--- Work required ---
All entries must be repeated exactly; do not include the pictures.
+++ Entries shown
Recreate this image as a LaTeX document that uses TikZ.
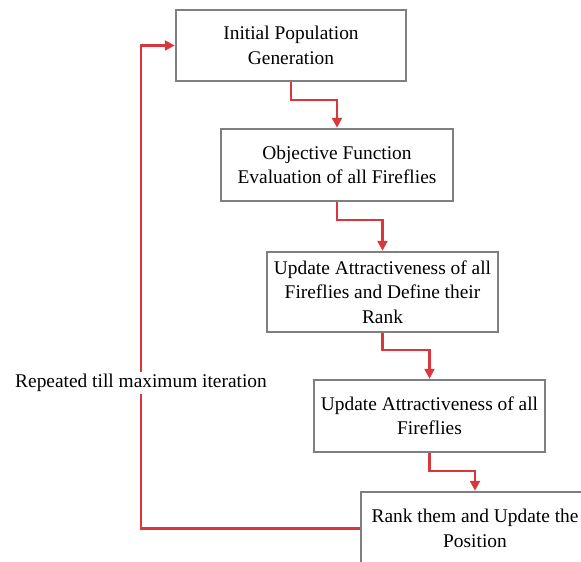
\documentclass[tikz,border=0pt]{standalone}
\usepackage{fontspec}
\setmainfont{Liberation Serif}
\usetikzlibrary{arrows.meta}
\definecolor{boxgray}{HTML}{7F7F7F}
\definecolor{flowred}{HTML}{D9373B}
\tikzset{
  stepbox/.style={draw=boxgray, line width=2.5pt, fill=white, align=center,
    inner sep=0pt, font=\fontsize{19.4}{24.5}\selectfont},
  flow/.style={draw=flowred, line width=2.4pt, -{Triangle[length=10pt,width=10pt]}},
  lbl/.style={fill=white, inner sep=2pt, font=\fontsize{19.4}{24.5}\selectfont}
}
\begin{document}
\begin{tikzpicture}[x=1pt,y=-1pt]
\useasboundingbox (0,0) rectangle (581,562);
\clip (0,0) rectangle (581,562);
\node[stepbox, minimum width=230pt, minimum height=71pt] (b1) at (291,45.5) {Initial Population\\Generation};
\node[stepbox, minimum width=232pt, minimum height=72pt] (b2) at (337,165) {Objective Function\\Evaluation of all Fireflies};
\node[stepbox, minimum width=231pt, minimum height=80pt] (b3) at (382.5,292) {Update Attractiveness of all\\Fireflies and Define their\\Rank};
\node[stepbox, minimum width=231pt, minimum height=72pt] (b4) at (429.5,416) {Update Attractiveness of all\\Fireflies};
\node[stepbox, minimum width=228pt, minimum height=73pt] (b5) at (475,528.5) {Rank them and Update the\\Position};
\draw[flow] (b1.south) -- ++(0,18) -| (b2.north);
\draw[flow] (b2.south) -- ++(0,18) -| (b3.north);
\draw[flow] (b3.south) -- ++(0,17) -| (b4.north);
\draw[flow] (b4.south) -- ++(0,18) -| (b5.north);
\coordinate (loop) at (141,528.5);
\draw[flow] (b5.west) -- (loop) |- (b1.west);
\node[lbl] (rep) at (141,383) {Repeated till maximum iteration};
\end{tikzpicture}
\end{document}
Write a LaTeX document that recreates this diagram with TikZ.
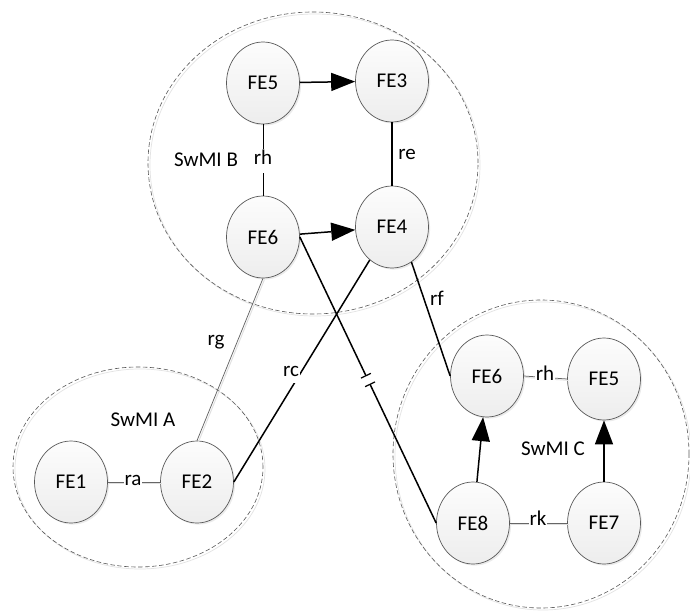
\documentclass[tikz,border=0pt]{standalone}
\usepackage{fontspec}
\setmainfont{Carlito}
\usetikzlibrary{shapes.geometric,arrows.meta,shadows,calc}
\begin{document}
\begin{tikzpicture}[x=1pt,y=-1pt,
  fe/.style={ellipse, draw=black!65, line width=0.7pt, top color=gray!2, bottom color=gray!14,
    minimum width=73pt, minimum height=82pt, inner sep=0pt, font=\fontsize{21}{25}\selectfont,
    drop shadow={shadow xshift=1.6pt, shadow yshift=-1.6pt, fill=gray!45, opacity=0.35}},
  group/.style={ellipse, draw=black!65, dash pattern=on 4.5pt off 2.5pt, line width=0.6pt, inner sep=0pt},
  groupshadow/.style={ellipse, draw=gray!22, line width=0.7pt, inner sep=0pt},
  lbl/.style={font=\fontsize{21}{25}\selectfont, inner sep=1pt, text height=10pt, text depth=4pt},
  gaplbl/.style={lbl, fill=white},
  thickline/.style={line width=1.5pt, black},
  midline/.style={line width=1.1pt, black},
  thinline/.style={line width=0.75pt, black!60},
  shadowline/.style={line width=0.9pt, gray!25, transform canvas={shift={(1.4pt,-1.4pt)}}},
  arr/.style={line width=1.5pt, black, -{Triangle[length=24pt,width=18pt]}}
]
\useasboundingbox (0,0) rectangle (690,610);
\fill[white] (0,0) rectangle (690,610);

% group outlines
\node[groupshadow, minimum width=330pt, minimum height=302pt] (gBs) at (315,165) {};
\node[groupshadow, minimum width=250pt, minimum height=200pt] (gAs) at (140,469) {};
\node[groupshadow, minimum width=296pt, minimum height=308pt] (gCs) at (543,456) {};
\node[group, minimum width=330pt, minimum height=302pt] (gB) at (313,163) {};
\node[group, minimum width=250pt, minimum height=200pt] (gA) at (138,467) {};
\node[group, minimum width=296pt, minimum height=308pt] (gC) at (541,454) {};

% group names
\node[lbl] (nB) at (206,163) {SwMI B};
\node[lbl] (nA) at (143,423) {SwMI A};
\node[lbl] (nC) at (553,452) {SwMI C};

% functional entities
\node[fe] (FE5B) at (263,83) {FE5};
\node[fe] (FE3) at (392,81) {FE3};
\node[fe] (FE6B) at (263,237) {FE6};
\node[fe] (FE4) at (392,227) {FE4};
\node[fe] (FE1) at (71,482) {FE1};
\node[fe] (FE2) at (197,482) {FE2};
\node[fe] (FE6C) at (487,376) {FE6};
\node[fe] (FE5C) at (604,379) {FE5};
\node[fe] (FE8) at (473,523) {FE8};
\node[fe] (FE7) at (604,523) {FE7};

% shadows of thin lines
\draw[shadowline] (FE1.east) -- (FE2.west);
\draw[shadowline] (FE2.north) -- (FE6B.south);
\draw[shadowline] (FE6C.east) -- (FE5C.west);
\draw[shadowline] (FE8.east) -- (FE7.west);

% thin reference points
\draw[thinline] (FE1.east) -- (FE2.west);
\draw[thinline] (FE2.north) -- (FE6B.south);
\draw[thinline] (FE6C.east) -- (FE5C.west);
\draw[thinline] (FE8.east) -- (FE7.west);
\draw[line width=0.8pt, black] (FE5B.south) -- (FE6B.north);
\draw[midline] (FE3.south) -- (FE4.north);

% thick reference points
\draw[thickline] (FE2.east) -- (FE4.-124);
\draw[thickline] (FE4.-61) -- (FE6C.west);
\coordinate (brkA) at ($(FE6B.east)!0.485!(FE8.west)$);
\coordinate (brkB) at ($(FE6B.east)!0.515!(FE8.west)$);
\draw[thickline] (FE6B.east) -- (brkA);
\draw[thickline] (brkB) -- (FE8.west);
\draw[line width=1.2pt] ($(brkA)!5.5pt!90:(FE8.west)$) -- ($(brkA)!5.5pt!-90:(FE8.west)$);
\draw[line width=1.2pt] ($(brkB)!5.5pt!90:(FE8.west)$) -- ($(brkB)!5.5pt!-90:(FE8.west)$);

% arrows
\draw[arr] (FE5B) -- (FE3);
\draw[arr] (FE6B) -- (FE4);
\draw[arr] (FE8) -- (FE6C);
\draw[arr] (FE7) -- (FE5C);

% labels
\node[gaplbl] (lra) at (133,482) {ra};
\node[gaplbl, inner ysep=5pt] (lrhB) at (263,161) {rh};
\node[lbl] (lre) at (407,156) {re};
\node[lbl] (lrg) at (216,342) {rg};
\node[gaplbl, inner ysep=3pt] (lrc) at (291,373) {rc};
\node[lbl] (lrf) at (437,302) {rf};
\node[gaplbl] (lrhC) at (545,377) {rh};
\node[gaplbl] (lrk) at (538,522) {rk};
\end{tikzpicture}
\end{document}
++++++
--- Solution ---
Recreate this image as a LaTeX document that uses TikZ.
\documentclass[tikz,border=0pt]{standalone}
\usepackage{fontspec}
\setmainfont{Liberation Serif}
\usetikzlibrary{arrows.meta}
\definecolor{boxgray}{HTML}{7F7F7F}
\definecolor{flowred}{HTML}{D9373B}
\tikzset{
  stepbox/.style={draw=boxgray, line width=2.5pt, fill=white, align=center,
    inner sep=0pt, font=\fontsize{19.4}{24.5}\selectfont},
  flow/.style={draw=flowred, line width=2.4pt, -{Triangle[length=10pt,width=10pt]}},
  lbl/.style={fill=white, inner sep=2pt, font=\fontsize{19.4}{24.5}\selectfont}
}
\begin{document}
\begin{tikzpicture}[x=1pt,y=-1pt]
\useasboundingbox (0,0) rectangle (581,562);
\clip (0,0) rectangle (581,562);
\node[stepbox, minimum width=230pt, minimum height=71pt] (b1) at (291,45.5) {Initial Population\\Generation};
\node[stepbox, minimum width=232pt, minimum height=72pt] (b2) at (337,165) {Objective Function\\Evaluation of all Fireflies};
\node[stepbox, minimum width=231pt, minimum height=80pt] (b3) at (382.5,292) {Update Attractiveness of all\\Fireflies and Define their\\Rank};
\node[stepbox, minimum width=231pt, minimum height=72pt] (b4) at (429.5,416) {Update Attractiveness of all\\Fireflies};
\node[stepbox, minimum width=228pt, minimum height=73pt] (b5) at (475,528.5) {Rank them and Update the\\Position};
\draw[flow] (b1.south) -- ++(0,18) -| (b2.north);
\draw[flow] (b2.south) -- ++(0,18) -| (b3.north);
\draw[flow] (b3.south) -- ++(0,17) -| (b4.north);
\draw[flow] (b4.south) -- ++(0,18) -| (b5.north);
\coordinate (loop) at (141,528.5);
\draw[flow] (b5.west) -- (loop) |- (b1.west);
\node[lbl] (rep) at (141,383) {Repeated till maximum iteration};
\end{tikzpicture}
\end{document}
Write a LaTeX document that recreates this diagram with TikZ.
\documentclass[tikz,border=0pt]{standalone}
\usepackage{fontspec}
\setmainfont{Carlito}
\usetikzlibrary{shapes.geometric,arrows.meta,shadows,calc}
\begin{document}
\begin{tikzpicture}[x=1pt,y=-1pt,
  fe/.style={ellipse, draw=black!65, line width=0.7pt, top color=gray!2, bottom color=gray!14,
    minimum width=73pt, minimum height=82pt, inner sep=0pt, font=\fontsize{21}{25}\selectfont,
    drop shadow={shadow xshift=1.6pt, shadow yshift=-1.6pt, fill=gray!45, opacity=0.35}},
  group/.style={ellipse, draw=black!65, dash pattern=on 4.5pt off 2.5pt, line width=0.6pt, inner sep=0pt},
  groupshadow/.style={ellipse, draw=gray!22, line width=0.7pt, inner sep=0pt},
  lbl/.style={font=\fontsize{21}{25}\selectfont, inner sep=1pt, text height=10pt, text depth=4pt},
  gaplbl/.style={lbl, fill=white},
  thickline/.style={line width=1.5pt, black},
  midline/.style={line width=1.1pt, black},
  thinline/.style={line width=0.75pt, black!60},
  shadowline/.style={line width=0.9pt, gray!25, transform canvas={shift={(1.4pt,-1.4pt)}}},
  arr/.style={line width=1.5pt, black, -{Triangle[length=24pt,width=18pt]}}
]
\useasboundingbox (0,0) rectangle (690,610);
\fill[white] (0,0) rectangle (690,610);

% group outlines
\node[groupshadow, minimum width=330pt, minimum height=302pt] (gBs) at (315,165) {};
\node[groupshadow, minimum width=250pt, minimum height=200pt] (gAs) at (140,469) {};
\node[groupshadow, minimum width=296pt, minimum height=308pt] (gCs) at (543,456) {};
\node[group, minimum width=330pt, minimum height=302pt] (gB) at (313,163) {};
\node[group, minimum width=250pt, minimum height=200pt] (gA) at (138,467) {};
\node[group, minimum width=296pt, minimum height=308pt] (gC) at (541,454) {};

% group names
\node[lbl] (nB) at (206,163) {SwMI B};
\node[lbl] (nA) at (143,423) {SwMI A};
\node[lbl] (nC) at (553,452) {SwMI C};

% functional entities
\node[fe] (FE5B) at (263,83) {FE5};
\node[fe] (FE3) at (392,81) {FE3};
\node[fe] (FE6B) at (263,237) {FE6};
\node[fe] (FE4) at (392,227) {FE4};
\node[fe] (FE1) at (71,482) {FE1};
\node[fe] (FE2) at (197,482) {FE2};
\node[fe] (FE6C) at (487,376) {FE6};
\node[fe] (FE5C) at (604,379) {FE5};
\node[fe] (FE8) at (473,523) {FE8};
\node[fe] (FE7) at (604,523) {FE7};

% shadows of thin lines
\draw[shadowline] (FE1.east) -- (FE2.west);
\draw[shadowline] (FE2.north) -- (FE6B.south);
\draw[shadowline] (FE6C.east) -- (FE5C.west);
\draw[shadowline] (FE8.east) -- (FE7.west);

% thin reference points
\draw[thinline] (FE1.east) -- (FE2.west);
\draw[thinline] (FE2.north) -- (FE6B.south);
\draw[thinline] (FE6C.east) -- (FE5C.west);
\draw[thinline] (FE8.east) -- (FE7.west);
\draw[line width=0.8pt, black] (FE5B.south) -- (FE6B.north);
\draw[midline] (FE3.south) -- (FE4.north);

% thick reference points
\draw[thickline] (FE2.east) -- (FE4.-124);
\draw[thickline] (FE4.-61) -- (FE6C.west);
\coordinate (brkA) at ($(FE6B.east)!0.485!(FE8.west)$);
\coordinate (brkB) at ($(FE6B.east)!0.515!(FE8.west)$);
\draw[thickline] (FE6B.east) -- (brkA);
\draw[thickline] (brkB) -- (FE8.west);
\draw[line width=1.2pt] ($(brkA)!5.5pt!90:(FE8.west)$) -- ($(brkA)!5.5pt!-90:(FE8.west)$);
\draw[line width=1.2pt] ($(brkB)!5.5pt!90:(FE8.west)$) -- ($(brkB)!5.5pt!-90:(FE8.west)$);

% arrows
\draw[arr] (FE5B) -- (FE3);
\draw[arr] (FE6B) -- (FE4);
\draw[arr] (FE8) -- (FE6C);
\draw[arr] (FE7) -- (FE5C);

% labels
\node[gaplbl] (lra) at (133,482) {ra};
\node[gaplbl, inner ysep=5pt] (lrhB) at (263,161) {rh};
\node[lbl] (lre) at (407,156) {re};
\node[lbl] (lrg) at (216,342) {rg};
\node[gaplbl, inner ysep=3pt] (lrc) at (291,373) {rc};
\node[lbl] (lrf) at (437,302) {rf};
\node[gaplbl] (lrhC) at (545,377) {rh};
\node[gaplbl] (lrk) at (538,522) {rk};
\end{tikzpicture}
\end{document}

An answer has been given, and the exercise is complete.